Aim of the task
Print, please, exactly and only the lines between the line holding "Reproduce this chart with matplotlib." and the line holding "ax = fig.add_axes([0.119, 0.0974, 0.8905, 0.8603])", inclusive, omitting any pictures.

Data shown
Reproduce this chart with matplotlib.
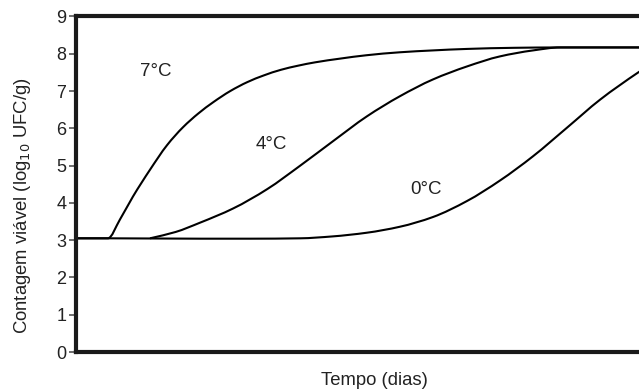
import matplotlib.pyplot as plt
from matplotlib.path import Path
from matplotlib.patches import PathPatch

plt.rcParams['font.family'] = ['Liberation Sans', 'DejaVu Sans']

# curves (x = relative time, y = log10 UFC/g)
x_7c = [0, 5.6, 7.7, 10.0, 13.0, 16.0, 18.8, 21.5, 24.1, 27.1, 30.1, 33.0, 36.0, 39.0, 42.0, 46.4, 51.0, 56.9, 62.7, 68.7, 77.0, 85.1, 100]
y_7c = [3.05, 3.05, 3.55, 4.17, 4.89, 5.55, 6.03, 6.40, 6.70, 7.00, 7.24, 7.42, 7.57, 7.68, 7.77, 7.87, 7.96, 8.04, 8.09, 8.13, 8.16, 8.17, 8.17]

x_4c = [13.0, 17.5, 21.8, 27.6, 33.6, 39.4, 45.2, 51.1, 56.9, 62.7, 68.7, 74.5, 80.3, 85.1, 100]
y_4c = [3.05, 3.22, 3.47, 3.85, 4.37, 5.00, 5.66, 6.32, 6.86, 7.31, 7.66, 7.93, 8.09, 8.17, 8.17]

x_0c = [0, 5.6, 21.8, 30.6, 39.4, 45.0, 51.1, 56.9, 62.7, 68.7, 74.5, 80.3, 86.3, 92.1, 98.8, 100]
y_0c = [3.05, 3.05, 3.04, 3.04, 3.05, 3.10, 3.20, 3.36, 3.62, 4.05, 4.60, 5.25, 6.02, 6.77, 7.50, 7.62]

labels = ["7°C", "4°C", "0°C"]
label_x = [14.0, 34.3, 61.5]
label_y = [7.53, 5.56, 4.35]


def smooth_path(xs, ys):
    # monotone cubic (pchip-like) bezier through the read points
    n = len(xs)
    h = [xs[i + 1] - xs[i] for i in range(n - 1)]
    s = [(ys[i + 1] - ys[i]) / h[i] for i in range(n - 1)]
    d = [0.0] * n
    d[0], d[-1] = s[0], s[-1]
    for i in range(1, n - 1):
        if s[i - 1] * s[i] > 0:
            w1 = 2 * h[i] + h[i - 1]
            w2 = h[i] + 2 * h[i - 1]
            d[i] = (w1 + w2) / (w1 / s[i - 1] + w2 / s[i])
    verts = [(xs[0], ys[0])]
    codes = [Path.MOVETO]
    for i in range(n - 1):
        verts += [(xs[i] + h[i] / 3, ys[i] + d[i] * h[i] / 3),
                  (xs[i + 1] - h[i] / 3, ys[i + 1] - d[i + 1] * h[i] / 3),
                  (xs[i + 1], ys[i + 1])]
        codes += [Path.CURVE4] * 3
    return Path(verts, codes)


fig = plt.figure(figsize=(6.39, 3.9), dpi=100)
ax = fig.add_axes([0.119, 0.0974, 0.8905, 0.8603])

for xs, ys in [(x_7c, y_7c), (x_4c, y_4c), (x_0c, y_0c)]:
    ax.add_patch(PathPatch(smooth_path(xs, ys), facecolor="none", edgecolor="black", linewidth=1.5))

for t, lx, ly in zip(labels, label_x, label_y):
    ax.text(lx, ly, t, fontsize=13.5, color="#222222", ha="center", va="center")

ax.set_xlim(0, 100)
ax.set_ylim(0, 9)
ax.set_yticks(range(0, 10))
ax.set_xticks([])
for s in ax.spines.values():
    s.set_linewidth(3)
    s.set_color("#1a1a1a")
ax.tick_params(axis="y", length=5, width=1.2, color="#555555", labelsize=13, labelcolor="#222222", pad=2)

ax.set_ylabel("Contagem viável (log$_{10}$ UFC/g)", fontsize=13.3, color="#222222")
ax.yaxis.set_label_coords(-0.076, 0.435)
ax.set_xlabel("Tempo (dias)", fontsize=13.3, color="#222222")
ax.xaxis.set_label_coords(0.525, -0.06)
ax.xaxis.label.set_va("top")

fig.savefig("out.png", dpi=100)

--

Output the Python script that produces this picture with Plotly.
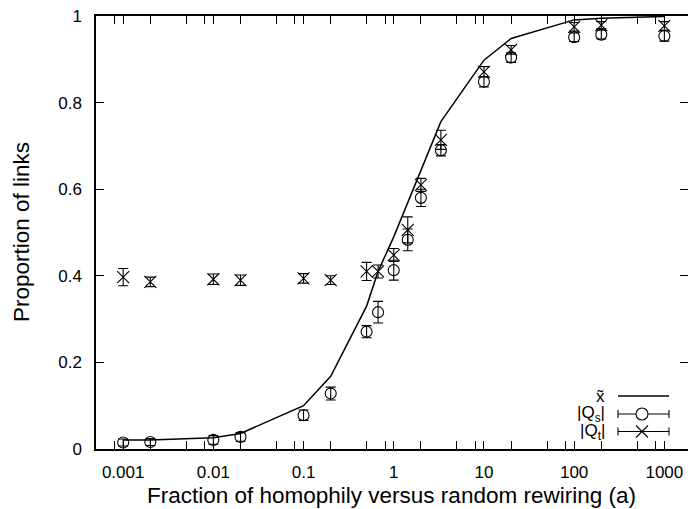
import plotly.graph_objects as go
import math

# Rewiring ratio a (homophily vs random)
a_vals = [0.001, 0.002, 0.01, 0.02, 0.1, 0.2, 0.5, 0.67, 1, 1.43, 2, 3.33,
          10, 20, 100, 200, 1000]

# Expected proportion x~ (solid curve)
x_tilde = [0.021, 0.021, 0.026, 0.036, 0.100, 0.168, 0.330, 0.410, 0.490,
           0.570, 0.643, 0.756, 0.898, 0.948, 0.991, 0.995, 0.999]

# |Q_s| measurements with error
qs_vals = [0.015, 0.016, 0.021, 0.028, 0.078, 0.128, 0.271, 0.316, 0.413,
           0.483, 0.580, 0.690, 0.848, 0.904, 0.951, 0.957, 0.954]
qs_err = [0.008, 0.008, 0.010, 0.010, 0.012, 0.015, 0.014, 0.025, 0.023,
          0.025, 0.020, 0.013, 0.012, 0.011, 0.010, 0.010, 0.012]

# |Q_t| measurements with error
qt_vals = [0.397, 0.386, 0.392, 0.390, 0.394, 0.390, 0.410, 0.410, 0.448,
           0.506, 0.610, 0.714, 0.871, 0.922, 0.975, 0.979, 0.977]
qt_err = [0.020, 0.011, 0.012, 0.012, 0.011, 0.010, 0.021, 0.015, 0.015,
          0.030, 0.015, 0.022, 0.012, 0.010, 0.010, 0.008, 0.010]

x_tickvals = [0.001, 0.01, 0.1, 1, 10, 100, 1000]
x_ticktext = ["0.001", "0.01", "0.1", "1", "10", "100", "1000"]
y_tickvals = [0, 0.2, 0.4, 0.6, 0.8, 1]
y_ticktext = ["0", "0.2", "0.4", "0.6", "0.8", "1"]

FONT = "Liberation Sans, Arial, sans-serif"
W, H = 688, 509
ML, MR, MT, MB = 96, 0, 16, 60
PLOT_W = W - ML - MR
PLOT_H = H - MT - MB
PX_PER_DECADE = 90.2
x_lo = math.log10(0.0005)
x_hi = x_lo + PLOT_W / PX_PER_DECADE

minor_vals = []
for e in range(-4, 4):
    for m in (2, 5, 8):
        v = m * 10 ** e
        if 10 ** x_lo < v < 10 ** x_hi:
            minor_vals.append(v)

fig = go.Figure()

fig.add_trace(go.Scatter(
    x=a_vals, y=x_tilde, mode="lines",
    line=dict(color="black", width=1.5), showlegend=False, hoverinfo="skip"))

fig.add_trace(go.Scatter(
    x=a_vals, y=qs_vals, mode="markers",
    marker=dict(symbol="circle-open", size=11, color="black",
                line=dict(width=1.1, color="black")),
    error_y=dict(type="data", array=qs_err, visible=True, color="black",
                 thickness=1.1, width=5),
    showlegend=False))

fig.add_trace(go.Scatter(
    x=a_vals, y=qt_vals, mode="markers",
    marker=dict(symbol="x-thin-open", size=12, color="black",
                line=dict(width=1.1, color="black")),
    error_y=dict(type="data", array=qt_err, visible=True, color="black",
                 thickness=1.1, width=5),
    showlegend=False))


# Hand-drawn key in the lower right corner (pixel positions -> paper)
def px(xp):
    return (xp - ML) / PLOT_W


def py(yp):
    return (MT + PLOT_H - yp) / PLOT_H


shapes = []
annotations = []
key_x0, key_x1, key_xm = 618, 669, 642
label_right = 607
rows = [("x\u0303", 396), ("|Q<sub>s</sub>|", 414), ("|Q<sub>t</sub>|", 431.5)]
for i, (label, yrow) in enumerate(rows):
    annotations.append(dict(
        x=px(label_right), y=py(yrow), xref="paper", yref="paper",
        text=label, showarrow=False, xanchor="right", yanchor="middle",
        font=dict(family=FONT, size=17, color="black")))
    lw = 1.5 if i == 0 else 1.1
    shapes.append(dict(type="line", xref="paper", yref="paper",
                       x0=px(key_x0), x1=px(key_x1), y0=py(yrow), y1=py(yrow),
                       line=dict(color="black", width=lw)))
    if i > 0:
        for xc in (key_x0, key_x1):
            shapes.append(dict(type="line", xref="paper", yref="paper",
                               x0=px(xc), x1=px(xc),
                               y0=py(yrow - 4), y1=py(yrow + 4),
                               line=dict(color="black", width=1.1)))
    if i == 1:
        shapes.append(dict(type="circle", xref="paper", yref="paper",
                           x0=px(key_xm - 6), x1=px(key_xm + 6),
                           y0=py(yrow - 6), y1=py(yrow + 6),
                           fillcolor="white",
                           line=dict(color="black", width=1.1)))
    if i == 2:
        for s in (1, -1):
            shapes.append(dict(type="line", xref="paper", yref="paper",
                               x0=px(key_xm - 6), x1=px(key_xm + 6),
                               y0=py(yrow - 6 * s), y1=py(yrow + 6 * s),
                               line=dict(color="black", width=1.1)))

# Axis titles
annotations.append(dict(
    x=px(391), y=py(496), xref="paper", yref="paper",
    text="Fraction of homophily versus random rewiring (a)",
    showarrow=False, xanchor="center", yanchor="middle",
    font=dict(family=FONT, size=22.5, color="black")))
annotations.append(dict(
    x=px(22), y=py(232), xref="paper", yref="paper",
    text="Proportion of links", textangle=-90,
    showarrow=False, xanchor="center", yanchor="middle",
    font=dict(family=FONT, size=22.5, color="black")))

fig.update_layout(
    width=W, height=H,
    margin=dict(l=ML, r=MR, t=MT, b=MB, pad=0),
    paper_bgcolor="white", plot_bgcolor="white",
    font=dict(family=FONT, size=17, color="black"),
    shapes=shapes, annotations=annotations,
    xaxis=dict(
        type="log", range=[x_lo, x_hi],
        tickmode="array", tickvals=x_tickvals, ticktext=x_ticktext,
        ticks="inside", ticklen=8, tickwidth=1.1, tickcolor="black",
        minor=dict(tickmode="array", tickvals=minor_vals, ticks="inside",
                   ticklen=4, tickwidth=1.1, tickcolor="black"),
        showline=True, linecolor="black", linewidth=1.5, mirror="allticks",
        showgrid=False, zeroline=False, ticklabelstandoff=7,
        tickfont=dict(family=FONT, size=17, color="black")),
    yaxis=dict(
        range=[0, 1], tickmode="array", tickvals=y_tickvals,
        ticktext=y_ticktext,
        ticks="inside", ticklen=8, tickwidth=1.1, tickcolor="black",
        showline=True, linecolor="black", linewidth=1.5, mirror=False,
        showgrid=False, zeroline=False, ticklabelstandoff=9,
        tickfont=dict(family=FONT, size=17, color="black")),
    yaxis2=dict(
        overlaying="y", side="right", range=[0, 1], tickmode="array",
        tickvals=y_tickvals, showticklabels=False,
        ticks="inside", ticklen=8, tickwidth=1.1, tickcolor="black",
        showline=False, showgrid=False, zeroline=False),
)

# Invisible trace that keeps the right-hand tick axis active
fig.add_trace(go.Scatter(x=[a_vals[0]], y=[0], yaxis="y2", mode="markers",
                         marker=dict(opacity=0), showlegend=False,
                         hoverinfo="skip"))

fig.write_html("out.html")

Answer to this exercise
Reproduce this chart with matplotlib.
import matplotlib.pyplot as plt
from matplotlib.path import Path
from matplotlib.patches import PathPatch

plt.rcParams['font.family'] = ['Liberation Sans', 'DejaVu Sans']

# curves (x = relative time, y = log10 UFC/g)
x_7c = [0, 5.6, 7.7, 10.0, 13.0, 16.0, 18.8, 21.5, 24.1, 27.1, 30.1, 33.0, 36.0, 39.0, 42.0, 46.4, 51.0, 56.9, 62.7, 68.7, 77.0, 85.1, 100]
y_7c = [3.05, 3.05, 3.55, 4.17, 4.89, 5.55, 6.03, 6.40, 6.70, 7.00, 7.24, 7.42, 7.57, 7.68, 7.77, 7.87, 7.96, 8.04, 8.09, 8.13, 8.16, 8.17, 8.17]

x_4c = [13.0, 17.5, 21.8, 27.6, 33.6, 39.4, 45.2, 51.1, 56.9, 62.7, 68.7, 74.5, 80.3, 85.1, 100]
y_4c = [3.05, 3.22, 3.47, 3.85, 4.37, 5.00, 5.66, 6.32, 6.86, 7.31, 7.66, 7.93, 8.09, 8.17, 8.17]

x_0c = [0, 5.6, 21.8, 30.6, 39.4, 45.0, 51.1, 56.9, 62.7, 68.7, 74.5, 80.3, 86.3, 92.1, 98.8, 100]
y_0c = [3.05, 3.05, 3.04, 3.04, 3.05, 3.10, 3.20, 3.36, 3.62, 4.05, 4.60, 5.25, 6.02, 6.77, 7.50, 7.62]

labels = ["7°C", "4°C", "0°C"]
label_x = [14.0, 34.3, 61.5]
label_y = [7.53, 5.56, 4.35]


def smooth_path(xs, ys):
    # monotone cubic (pchip-like) bezier through the read points
    n = len(xs)
    h = [xs[i + 1] - xs[i] for i in range(n - 1)]
    s = [(ys[i + 1] - ys[i]) / h[i] for i in range(n - 1)]
    d = [0.0] * n
    d[0], d[-1] = s[0], s[-1]
    for i in range(1, n - 1):
        if s[i - 1] * s[i] > 0:
            w1 = 2 * h[i] + h[i - 1]
            w2 = h[i] + 2 * h[i - 1]
            d[i] = (w1 + w2) / (w1 / s[i - 1] + w2 / s[i])
    verts = [(xs[0], ys[0])]
    codes = [Path.MOVETO]
    for i in range(n - 1):
        verts += [(xs[i] + h[i] / 3, ys[i] + d[i] * h[i] / 3),
                  (xs[i + 1] - h[i] / 3, ys[i + 1] - d[i + 1] * h[i] / 3),
                  (xs[i + 1], ys[i + 1])]
        codes += [Path.CURVE4] * 3
    return Path(verts, codes)


fig = plt.figure(figsize=(6.39, 3.9), dpi=100)
ax = fig.add_axes([0.119, 0.0974, 0.8905, 0.8603])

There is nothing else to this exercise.